%%
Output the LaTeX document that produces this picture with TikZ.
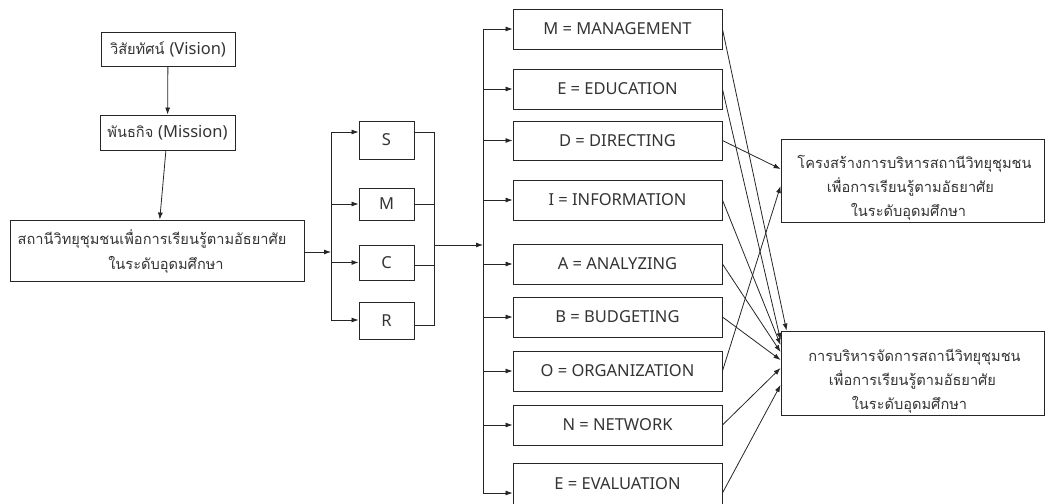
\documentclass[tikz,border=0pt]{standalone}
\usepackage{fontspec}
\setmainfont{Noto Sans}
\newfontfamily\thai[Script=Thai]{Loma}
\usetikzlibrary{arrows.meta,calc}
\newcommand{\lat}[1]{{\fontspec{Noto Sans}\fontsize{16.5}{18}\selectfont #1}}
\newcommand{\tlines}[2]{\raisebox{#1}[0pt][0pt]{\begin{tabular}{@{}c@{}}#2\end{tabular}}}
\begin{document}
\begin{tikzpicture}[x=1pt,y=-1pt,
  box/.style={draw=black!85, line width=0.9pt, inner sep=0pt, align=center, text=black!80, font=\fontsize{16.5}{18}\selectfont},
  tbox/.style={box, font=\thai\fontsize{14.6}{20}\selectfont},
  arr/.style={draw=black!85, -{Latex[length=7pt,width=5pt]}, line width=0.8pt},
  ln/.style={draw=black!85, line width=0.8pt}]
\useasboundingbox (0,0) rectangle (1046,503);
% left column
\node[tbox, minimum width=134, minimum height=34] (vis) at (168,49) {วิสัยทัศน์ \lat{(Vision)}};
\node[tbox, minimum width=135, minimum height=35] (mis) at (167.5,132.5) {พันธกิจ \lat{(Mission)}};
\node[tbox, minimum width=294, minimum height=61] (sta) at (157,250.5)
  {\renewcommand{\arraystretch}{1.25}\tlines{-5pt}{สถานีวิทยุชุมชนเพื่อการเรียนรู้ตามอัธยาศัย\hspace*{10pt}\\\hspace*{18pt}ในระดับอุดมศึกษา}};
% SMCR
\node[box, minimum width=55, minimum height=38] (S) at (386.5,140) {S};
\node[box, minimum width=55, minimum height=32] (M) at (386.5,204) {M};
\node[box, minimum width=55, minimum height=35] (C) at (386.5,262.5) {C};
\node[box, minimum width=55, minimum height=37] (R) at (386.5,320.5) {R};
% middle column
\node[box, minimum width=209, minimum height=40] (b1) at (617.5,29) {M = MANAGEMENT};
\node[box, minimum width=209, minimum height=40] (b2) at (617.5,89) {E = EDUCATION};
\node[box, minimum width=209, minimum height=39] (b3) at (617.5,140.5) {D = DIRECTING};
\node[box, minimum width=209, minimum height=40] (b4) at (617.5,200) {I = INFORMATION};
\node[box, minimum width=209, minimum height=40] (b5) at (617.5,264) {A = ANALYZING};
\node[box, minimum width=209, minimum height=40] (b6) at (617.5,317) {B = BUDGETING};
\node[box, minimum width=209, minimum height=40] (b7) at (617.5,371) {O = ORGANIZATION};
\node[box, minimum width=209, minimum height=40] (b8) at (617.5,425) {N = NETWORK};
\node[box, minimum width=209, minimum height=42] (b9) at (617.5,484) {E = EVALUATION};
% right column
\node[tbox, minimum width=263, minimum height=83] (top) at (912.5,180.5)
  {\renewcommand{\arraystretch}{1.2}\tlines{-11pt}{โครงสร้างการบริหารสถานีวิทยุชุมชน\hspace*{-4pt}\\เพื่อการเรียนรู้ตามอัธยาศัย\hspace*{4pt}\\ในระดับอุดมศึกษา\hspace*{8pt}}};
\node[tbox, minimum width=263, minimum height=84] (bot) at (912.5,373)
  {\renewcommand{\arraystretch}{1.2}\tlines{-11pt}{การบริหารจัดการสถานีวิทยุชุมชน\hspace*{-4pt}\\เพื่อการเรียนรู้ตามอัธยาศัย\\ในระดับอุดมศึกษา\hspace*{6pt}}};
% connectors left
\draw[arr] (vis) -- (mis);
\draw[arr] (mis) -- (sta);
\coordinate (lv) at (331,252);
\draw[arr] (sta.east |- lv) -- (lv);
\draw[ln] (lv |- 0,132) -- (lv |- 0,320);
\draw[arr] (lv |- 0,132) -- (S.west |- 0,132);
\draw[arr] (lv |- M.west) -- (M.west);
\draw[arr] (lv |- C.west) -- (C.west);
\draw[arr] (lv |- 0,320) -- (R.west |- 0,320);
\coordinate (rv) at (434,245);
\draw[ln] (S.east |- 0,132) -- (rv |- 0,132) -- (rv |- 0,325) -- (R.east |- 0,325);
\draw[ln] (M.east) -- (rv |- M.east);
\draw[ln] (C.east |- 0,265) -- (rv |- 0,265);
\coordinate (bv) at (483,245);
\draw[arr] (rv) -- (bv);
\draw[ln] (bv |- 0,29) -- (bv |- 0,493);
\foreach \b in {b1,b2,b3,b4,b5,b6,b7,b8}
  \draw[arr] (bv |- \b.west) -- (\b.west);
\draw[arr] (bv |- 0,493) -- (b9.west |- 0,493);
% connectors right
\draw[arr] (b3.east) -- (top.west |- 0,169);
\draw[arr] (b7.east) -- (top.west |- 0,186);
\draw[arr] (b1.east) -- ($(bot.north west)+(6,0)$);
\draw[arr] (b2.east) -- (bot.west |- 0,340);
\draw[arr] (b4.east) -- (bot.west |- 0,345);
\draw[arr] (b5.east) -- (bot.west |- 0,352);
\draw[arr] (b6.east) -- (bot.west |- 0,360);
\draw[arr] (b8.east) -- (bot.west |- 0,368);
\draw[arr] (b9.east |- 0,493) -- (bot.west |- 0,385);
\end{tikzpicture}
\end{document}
%%
%%
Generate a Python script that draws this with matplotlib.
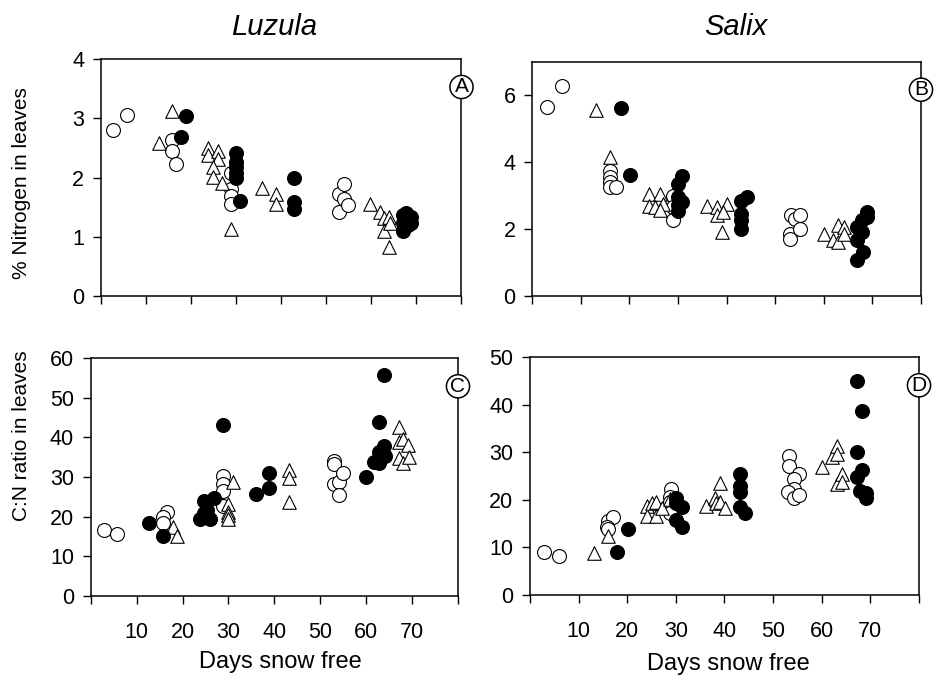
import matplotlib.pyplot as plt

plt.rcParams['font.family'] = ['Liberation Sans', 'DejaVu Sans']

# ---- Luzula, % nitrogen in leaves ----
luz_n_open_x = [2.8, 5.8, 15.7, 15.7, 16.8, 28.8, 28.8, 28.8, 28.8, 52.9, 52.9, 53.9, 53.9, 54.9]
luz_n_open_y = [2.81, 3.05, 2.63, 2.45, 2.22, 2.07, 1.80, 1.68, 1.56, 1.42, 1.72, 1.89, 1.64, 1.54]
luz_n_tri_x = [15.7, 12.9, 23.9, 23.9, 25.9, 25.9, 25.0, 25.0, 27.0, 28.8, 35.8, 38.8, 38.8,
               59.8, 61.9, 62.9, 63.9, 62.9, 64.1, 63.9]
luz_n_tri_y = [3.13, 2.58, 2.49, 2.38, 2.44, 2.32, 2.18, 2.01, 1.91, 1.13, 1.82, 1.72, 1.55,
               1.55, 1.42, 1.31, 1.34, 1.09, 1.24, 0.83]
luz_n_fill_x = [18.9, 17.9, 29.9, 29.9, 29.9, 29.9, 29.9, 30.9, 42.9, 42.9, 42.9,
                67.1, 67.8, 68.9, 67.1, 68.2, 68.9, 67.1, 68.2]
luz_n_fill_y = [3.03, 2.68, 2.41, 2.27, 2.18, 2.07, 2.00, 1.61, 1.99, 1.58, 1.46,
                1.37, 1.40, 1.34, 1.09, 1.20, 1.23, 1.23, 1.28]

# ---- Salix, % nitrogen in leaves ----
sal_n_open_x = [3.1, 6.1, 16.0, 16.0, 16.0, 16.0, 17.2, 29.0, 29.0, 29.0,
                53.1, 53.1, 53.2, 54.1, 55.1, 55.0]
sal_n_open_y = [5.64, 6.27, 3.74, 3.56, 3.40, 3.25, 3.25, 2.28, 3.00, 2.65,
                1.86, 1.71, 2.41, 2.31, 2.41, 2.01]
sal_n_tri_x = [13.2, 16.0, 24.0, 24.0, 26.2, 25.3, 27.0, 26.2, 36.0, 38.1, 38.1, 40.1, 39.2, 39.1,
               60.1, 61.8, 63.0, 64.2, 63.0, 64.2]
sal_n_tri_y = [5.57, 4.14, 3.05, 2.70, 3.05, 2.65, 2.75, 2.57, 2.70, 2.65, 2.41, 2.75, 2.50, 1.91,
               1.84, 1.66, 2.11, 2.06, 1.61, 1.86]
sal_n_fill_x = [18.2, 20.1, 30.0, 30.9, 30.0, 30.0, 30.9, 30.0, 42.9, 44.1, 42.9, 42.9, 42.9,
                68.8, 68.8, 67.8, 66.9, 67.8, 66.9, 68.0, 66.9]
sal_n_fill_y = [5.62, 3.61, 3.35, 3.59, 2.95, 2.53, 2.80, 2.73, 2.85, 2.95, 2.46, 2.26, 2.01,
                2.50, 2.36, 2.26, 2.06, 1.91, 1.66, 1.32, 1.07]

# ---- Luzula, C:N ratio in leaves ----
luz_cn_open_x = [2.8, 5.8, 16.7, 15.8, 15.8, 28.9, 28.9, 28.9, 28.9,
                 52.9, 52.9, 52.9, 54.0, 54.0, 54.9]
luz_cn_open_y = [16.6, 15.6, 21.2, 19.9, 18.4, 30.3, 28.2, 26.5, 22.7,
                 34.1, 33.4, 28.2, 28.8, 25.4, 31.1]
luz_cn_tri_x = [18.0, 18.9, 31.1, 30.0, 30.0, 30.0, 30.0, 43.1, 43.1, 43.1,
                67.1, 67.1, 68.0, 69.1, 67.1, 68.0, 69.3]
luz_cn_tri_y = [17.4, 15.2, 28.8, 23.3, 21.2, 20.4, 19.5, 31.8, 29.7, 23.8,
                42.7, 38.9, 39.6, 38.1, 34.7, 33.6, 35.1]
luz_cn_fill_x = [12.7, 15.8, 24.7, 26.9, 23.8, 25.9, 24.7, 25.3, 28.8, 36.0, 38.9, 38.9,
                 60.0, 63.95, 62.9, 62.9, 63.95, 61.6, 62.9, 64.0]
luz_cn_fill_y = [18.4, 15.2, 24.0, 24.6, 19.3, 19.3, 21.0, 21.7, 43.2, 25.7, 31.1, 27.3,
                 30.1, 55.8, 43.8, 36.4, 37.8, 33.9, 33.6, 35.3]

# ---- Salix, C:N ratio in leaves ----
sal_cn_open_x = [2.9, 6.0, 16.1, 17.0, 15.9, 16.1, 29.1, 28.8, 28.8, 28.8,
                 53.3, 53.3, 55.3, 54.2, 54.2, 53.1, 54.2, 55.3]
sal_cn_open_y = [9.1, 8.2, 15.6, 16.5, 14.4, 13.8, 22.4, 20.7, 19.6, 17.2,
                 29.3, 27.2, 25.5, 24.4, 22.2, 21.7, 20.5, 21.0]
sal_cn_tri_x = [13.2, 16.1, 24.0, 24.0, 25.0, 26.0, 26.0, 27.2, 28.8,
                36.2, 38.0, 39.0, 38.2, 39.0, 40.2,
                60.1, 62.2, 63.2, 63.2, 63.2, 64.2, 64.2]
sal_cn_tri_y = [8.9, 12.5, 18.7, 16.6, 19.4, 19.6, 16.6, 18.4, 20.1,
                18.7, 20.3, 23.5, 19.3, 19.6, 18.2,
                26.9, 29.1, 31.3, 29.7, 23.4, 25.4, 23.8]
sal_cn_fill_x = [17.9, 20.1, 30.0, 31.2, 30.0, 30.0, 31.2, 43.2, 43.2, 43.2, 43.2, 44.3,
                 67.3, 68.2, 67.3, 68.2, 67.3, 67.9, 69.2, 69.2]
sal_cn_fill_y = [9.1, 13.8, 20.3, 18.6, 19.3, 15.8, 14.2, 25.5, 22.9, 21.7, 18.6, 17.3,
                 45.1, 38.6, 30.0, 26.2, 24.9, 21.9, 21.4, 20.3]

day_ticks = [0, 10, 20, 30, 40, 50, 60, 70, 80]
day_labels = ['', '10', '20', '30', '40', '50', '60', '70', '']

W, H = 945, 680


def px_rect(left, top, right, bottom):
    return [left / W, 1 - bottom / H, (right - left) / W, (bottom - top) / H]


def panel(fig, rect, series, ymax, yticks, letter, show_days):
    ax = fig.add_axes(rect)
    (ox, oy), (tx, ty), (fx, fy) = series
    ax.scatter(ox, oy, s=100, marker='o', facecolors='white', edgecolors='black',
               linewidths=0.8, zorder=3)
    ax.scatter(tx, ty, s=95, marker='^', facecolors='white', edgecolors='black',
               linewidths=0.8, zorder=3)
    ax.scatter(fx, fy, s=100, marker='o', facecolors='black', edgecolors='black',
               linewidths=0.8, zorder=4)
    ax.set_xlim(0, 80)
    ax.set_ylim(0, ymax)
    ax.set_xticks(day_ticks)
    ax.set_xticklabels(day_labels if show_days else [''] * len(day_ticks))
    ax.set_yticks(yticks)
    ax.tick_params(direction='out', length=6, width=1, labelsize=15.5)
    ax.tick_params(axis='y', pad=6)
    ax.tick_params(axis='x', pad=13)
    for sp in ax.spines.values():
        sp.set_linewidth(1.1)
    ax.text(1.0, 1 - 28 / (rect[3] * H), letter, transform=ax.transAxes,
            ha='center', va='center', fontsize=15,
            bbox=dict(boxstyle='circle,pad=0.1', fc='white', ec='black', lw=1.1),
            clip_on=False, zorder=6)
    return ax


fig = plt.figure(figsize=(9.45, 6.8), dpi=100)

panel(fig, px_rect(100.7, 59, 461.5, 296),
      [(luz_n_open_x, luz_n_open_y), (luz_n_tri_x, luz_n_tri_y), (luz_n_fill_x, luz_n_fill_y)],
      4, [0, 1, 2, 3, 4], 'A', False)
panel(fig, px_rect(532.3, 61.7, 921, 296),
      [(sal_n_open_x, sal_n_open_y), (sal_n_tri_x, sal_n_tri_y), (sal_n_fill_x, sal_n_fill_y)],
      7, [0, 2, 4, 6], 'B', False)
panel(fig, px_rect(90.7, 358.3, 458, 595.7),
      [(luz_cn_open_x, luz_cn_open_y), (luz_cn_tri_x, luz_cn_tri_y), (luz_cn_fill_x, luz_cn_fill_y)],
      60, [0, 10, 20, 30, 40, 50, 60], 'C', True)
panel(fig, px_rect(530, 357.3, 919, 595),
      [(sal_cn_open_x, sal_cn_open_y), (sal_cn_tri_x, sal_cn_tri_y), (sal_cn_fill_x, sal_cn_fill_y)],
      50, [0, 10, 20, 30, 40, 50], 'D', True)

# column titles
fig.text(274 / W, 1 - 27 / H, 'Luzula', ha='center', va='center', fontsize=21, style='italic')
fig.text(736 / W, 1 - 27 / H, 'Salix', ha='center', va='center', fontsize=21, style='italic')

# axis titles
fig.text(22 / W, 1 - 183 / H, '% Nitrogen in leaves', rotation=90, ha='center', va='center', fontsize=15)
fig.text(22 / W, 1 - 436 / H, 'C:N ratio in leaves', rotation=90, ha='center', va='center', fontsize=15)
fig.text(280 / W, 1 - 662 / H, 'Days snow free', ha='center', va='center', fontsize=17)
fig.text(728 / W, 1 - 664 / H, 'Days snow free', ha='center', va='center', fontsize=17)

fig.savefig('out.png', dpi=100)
%%
%%
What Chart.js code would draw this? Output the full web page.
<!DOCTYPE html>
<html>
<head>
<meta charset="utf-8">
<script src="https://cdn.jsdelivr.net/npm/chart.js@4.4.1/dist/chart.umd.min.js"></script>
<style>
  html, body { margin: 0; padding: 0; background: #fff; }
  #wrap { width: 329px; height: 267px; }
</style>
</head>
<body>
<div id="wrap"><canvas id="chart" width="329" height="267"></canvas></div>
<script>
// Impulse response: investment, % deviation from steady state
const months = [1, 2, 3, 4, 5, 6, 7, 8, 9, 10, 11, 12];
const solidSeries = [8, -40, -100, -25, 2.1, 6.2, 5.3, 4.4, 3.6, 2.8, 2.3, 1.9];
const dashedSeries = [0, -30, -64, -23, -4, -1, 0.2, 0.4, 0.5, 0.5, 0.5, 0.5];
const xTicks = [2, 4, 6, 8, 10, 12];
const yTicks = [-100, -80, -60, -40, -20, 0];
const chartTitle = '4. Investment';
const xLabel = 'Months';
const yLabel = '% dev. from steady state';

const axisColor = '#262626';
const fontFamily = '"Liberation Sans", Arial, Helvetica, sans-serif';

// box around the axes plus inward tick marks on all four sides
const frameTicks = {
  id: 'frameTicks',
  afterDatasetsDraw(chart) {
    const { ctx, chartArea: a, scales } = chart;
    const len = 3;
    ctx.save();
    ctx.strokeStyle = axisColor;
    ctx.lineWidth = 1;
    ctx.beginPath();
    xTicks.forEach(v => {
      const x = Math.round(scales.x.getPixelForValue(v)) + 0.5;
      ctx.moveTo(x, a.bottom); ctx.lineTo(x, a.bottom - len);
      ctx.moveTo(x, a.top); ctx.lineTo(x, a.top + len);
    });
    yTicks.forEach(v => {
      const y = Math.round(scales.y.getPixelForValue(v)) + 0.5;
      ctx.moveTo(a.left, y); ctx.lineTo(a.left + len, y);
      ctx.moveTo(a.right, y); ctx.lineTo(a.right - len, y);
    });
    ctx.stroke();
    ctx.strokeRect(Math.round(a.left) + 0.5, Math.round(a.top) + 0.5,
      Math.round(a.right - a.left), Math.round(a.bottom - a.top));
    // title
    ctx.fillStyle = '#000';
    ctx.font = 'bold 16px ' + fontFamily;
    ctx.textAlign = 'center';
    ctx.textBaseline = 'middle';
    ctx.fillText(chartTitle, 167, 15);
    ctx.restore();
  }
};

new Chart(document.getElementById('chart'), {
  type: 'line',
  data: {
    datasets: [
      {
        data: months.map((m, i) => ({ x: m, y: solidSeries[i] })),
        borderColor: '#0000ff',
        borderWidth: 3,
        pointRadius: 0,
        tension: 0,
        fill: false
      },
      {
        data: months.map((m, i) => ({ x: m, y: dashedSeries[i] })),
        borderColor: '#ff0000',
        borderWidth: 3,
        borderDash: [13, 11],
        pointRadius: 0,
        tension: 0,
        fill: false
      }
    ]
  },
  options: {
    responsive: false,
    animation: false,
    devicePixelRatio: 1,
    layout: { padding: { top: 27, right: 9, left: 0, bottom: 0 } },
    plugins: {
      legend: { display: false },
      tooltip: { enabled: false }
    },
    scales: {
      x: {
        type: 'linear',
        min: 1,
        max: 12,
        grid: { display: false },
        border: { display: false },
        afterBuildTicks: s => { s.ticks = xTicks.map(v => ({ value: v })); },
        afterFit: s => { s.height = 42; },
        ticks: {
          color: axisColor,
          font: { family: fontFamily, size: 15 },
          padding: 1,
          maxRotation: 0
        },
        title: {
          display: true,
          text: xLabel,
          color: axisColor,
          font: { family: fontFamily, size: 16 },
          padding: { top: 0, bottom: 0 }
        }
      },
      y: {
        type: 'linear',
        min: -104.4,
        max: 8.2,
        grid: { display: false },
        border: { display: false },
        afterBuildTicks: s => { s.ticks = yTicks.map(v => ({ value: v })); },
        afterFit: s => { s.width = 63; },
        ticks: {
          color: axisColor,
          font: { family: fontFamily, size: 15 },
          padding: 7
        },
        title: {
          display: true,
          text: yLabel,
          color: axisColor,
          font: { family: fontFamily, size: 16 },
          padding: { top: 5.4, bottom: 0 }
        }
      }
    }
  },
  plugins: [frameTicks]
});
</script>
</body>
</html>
%%
TO BE DONE =
Leave the pictures out, and transcribe exactly the lines above starting at the one that contains "Generate a Python" and ending at the one that contains "plt.rcParams['font.family'] = ['Liberation".

OUTPUT BELOW =
Generate a Python script that draws this with matplotlib.
import matplotlib.pyplot as plt

plt.rcParams['font.family'] = ['Liberation Sans', 'DejaVu Sans']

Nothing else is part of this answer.